Oil prices are a little lower today after spiking on Friday following reports of a potential Russian invasion. Crude prices are inching ever closer to $100, something that looked possible prior to Ukraine risk-premiums being priced in. That has obviously accelerated the move, and we may not have to wait long if the claims turn out to be accurate.
The fact remains that the oil market is extremely tight at the moment, as the IEA alluded to late last week. Demand growth is strong, and OPEC+ continues to fail to hit output targets. Rather than getting closer, the gap is even widening. We don’t need OPEC+ to expand targets; it’s time for unilateral action from Saudi Arabia, which reportedly has the capacity to alleviate the pressures. Until then, hope lies with a nuclear deal between the US and Iran. In the absence of either, triple-figure oil looks possible.
Three months high for gold
Gold is rallying again at the start of the week as traders are once again drawn to the safe haven and inflation hedge in times of need. The yellow metal surged late on Friday and remains well supported, despite seeing some profit-taking earlier on today.
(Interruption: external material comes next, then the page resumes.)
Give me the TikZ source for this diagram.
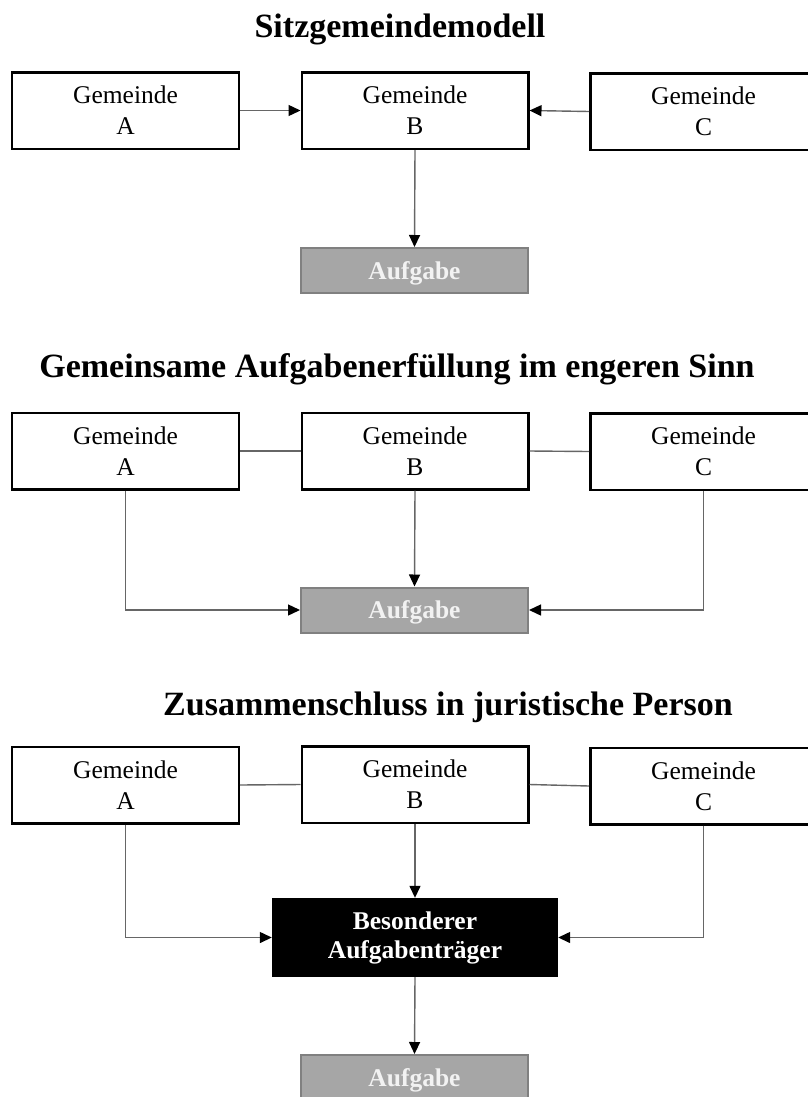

The latest developments in Ukraine have seen gold smash through $1,850 resistance, and it’s now closing in on the mid-November highs around $1,875. If the situation does deteriorate as feared, we could see gold remain a favorite, with $1,900 the next test. Especially if oil and gas prices continue to rally on the fear that conflict will further squeeze supplies in an already tight market, fueling more inflation.